* [SET PROBLEM]:
Quote all lines below exactly. Images stay out.

============================================================

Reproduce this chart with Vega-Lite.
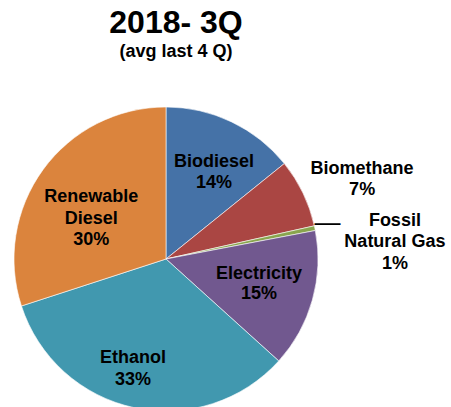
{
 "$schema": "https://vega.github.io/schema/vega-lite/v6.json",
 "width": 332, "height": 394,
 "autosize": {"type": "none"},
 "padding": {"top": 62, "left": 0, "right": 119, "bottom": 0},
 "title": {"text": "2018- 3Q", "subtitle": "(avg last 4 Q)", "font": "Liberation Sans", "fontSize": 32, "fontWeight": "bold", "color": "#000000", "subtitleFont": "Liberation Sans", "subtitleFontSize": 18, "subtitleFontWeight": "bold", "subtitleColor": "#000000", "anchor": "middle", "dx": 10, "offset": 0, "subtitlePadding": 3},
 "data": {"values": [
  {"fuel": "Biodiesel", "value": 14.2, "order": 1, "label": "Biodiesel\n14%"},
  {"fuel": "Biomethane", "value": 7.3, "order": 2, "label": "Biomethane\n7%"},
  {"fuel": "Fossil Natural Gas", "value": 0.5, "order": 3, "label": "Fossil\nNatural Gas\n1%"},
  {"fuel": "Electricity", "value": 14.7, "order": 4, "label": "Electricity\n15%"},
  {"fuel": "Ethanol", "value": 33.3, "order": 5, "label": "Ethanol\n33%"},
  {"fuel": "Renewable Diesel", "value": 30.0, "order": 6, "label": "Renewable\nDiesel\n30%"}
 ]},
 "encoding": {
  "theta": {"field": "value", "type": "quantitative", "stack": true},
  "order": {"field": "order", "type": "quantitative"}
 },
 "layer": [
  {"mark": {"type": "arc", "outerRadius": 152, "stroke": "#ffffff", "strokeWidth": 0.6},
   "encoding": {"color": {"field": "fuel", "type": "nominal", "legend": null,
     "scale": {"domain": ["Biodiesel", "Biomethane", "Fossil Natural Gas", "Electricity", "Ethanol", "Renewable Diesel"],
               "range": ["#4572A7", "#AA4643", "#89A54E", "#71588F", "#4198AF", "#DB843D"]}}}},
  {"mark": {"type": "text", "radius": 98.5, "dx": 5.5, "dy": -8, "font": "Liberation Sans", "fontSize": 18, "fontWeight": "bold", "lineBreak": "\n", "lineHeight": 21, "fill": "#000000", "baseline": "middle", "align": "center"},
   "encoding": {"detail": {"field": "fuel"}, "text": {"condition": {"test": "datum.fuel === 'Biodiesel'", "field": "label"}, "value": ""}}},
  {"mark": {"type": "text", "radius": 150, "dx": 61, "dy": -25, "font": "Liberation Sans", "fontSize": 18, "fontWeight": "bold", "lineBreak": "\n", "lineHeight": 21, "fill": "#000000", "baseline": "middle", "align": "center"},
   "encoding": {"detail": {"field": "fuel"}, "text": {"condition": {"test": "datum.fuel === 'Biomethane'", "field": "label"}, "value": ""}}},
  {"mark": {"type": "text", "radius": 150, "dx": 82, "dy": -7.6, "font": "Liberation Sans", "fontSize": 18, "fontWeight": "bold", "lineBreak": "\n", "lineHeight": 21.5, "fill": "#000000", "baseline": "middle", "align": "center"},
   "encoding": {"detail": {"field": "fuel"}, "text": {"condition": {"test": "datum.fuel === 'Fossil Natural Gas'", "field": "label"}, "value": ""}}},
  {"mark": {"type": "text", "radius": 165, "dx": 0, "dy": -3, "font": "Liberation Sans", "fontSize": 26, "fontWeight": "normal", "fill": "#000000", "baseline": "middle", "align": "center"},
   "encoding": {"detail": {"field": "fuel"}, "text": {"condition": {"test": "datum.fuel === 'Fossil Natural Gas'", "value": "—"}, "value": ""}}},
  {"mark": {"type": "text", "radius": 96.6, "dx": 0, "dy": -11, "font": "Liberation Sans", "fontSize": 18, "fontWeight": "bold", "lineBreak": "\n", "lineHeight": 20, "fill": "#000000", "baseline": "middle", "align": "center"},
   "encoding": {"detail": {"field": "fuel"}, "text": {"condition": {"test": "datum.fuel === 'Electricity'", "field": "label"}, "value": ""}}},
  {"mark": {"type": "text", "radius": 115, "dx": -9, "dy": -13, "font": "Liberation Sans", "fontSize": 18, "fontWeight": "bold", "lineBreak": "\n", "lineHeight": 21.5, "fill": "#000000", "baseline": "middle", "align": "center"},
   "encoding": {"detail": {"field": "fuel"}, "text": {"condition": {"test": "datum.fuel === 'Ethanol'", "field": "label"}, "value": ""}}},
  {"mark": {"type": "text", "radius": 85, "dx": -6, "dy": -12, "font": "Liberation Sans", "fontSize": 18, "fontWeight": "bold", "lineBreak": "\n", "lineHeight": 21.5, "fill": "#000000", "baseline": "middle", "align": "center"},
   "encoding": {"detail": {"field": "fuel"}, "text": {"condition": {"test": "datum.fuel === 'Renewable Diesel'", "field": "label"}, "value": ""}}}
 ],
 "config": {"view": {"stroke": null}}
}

============================================================

* [SOLUTION TO THE PROBLEM]:
Reproduce this chart with Vega-Lite.
{
 "$schema": "https://vega.github.io/schema/vega-lite/v6.json",
 "width": 332, "height": 394,
 "autosize": {"type": "none"},
 "padding": {"top": 62, "left": 0, "right": 119, "bottom": 0},
 "title": {"text": "2018- 3Q", "subtitle": "(avg last 4 Q)", "font": "Liberation Sans", "fontSize": 32, "fontWeight": "bold", "color": "#000000", "subtitleFont": "Liberation Sans", "subtitleFontSize": 18, "subtitleFontWeight": "bold", "subtitleColor": "#000000", "anchor": "middle", "dx": 10, "offset": 0, "subtitlePadding": 3},
 "data": {"values": [
  {"fuel": "Biodiesel", "value": 14.2, "order": 1, "label": "Biodiesel\n14%"},
  {"fuel": "Biomethane", "value": 7.3, "order": 2, "label": "Biomethane\n7%"},
  {"fuel": "Fossil Natural Gas", "value": 0.5, "order": 3, "label": "Fossil\nNatural Gas\n1%"},
  {"fuel": "Electricity", "value": 14.7, "order": 4, "label": "Electricity\n15%"},
  {"fuel": "Ethanol", "value": 33.3, "order": 5, "label": "Ethanol\n33%"},
  {"fuel": "Renewable Diesel", "value": 30.0, "order": 6, "label": "Renewable\nDiesel\n30%"}
 ]},
 "encoding": {
  "theta": {"field": "value", "type": "quantitative", "stack": true},
  "order": {"field": "order", "type": "quantitative"}
 },
 "layer": [
  {"mark": {"type": "arc", "outerRadius": 152, "stroke": "#ffffff", "strokeWidth": 0.6},
   "encoding": {"color": {"field": "fuel", "type": "nominal", "legend": null,
     "scale": {"domain": ["Biodiesel", "Biomethane", "Fossil Natural Gas", "Electricity", "Ethanol", "Renewable Diesel"],
               "range": ["#4572A7", "#AA4643", "#89A54E", "#71588F", "#4198AF", "#DB843D"]}}}},
  {"mark": {"type": "text", "radius": 98.5, "dx": 5.5, "dy": -8, "font": "Liberation Sans", "fontSize": 18, "fontWeight": "bold", "lineBreak": "\n", "lineHeight": 21, "fill": "#000000", "baseline": "middle", "align": "center"},
   "encoding": {"detail": {"field": "fuel"}, "text": {"condition": {"test": "datum.fuel === 'Biodiesel'", "field": "label"}, "value": ""}}},
  {"mark": {"type": "text", "radius": 150, "dx": 61, "dy": -25, "font": "Liberation Sans", "fontSize": 18, "fontWeight": "bold", "lineBreak": "\n", "lineHeight": 21, "fill": "#000000", "baseline": "middle", "align": "center"},
   "encoding": {"detail": {"field": "fuel"}, "text": {"condition": {"test": "datum.fuel === 'Biomethane'", "field": "label"}, "value": ""}}},
  {"mark": {"type": "text", "radius": 150, "dx": 82, "dy": -7.6, "font": "Liberation Sans", "fontSize": 18, "fontWeight": "bold", "lineBreak": "\n", "lineHeight": 21.5, "fill": "#000000", "baseline": "middle", "align": "center"},
   "encoding": {"detail": {"field": "fuel"}, "text": {"condition": {"test": "datum.fuel === 'Fossil Natural Gas'", "field": "label"}, "value": ""}}},
  {"mark": {"type": "text", "radius": 165, "dx": 0, "dy": -3, "font": "Liberation Sans", "fontSize": 26, "fontWeight": "normal", "fill": "#000000", "baseline": "middle", "align": "center"},
   "encoding": {"detail": {"field": "fuel"}, "text": {"condition": {"test": "datum.fuel === 'Fossil Natural Gas'", "value": "—"}, "value": ""}}},
  {"mark": {"type": "text", "radius": 96.6, "dx": 0, "dy": -11, "font": "Liberation Sans", "fontSize": 18, "fontWeight": "bold", "lineBreak": "\n", "lineHeight": 20, "fill": "#000000", "baseline": "middle", "align": "center"},
   "encoding": {"detail": {"field": "fuel"}, "text": {"condition": {"test": "datum.fuel === 'Electricity'", "field": "label"}, "value": ""}}},
  {"mark": {"type": "text", "radius": 115, "dx": -9, "dy": -13, "font": "Liberation Sans", "fontSize": 18, "fontWeight": "bold", "lineBreak": "\n", "lineHeight": 21.5, "fill": "#000000", "baseline": "middle", "align": "center"},
   "encoding": {"detail": {"field": "fuel"}, "text": {"condition": {"test": "datum.fuel === 'Ethanol'", "field": "label"}, "value": ""}}},
  {"mark": {"type": "text", "radius": 85, "dx": -6, "dy": -12, "font": "Liberation Sans", "fontSize": 18, "fontWeight": "bold", "lineBreak": "\n", "lineHeight": 21.5, "fill": "#000000", "baseline": "middle", "align": "center"},
   "encoding": {"detail": {"field": "fuel"}, "text": {"condition": {"test": "datum.fuel === 'Renewable Diesel'", "field": "label"}, "value": ""}}}
 ],
 "config": {"view": {"stroke": null}}
}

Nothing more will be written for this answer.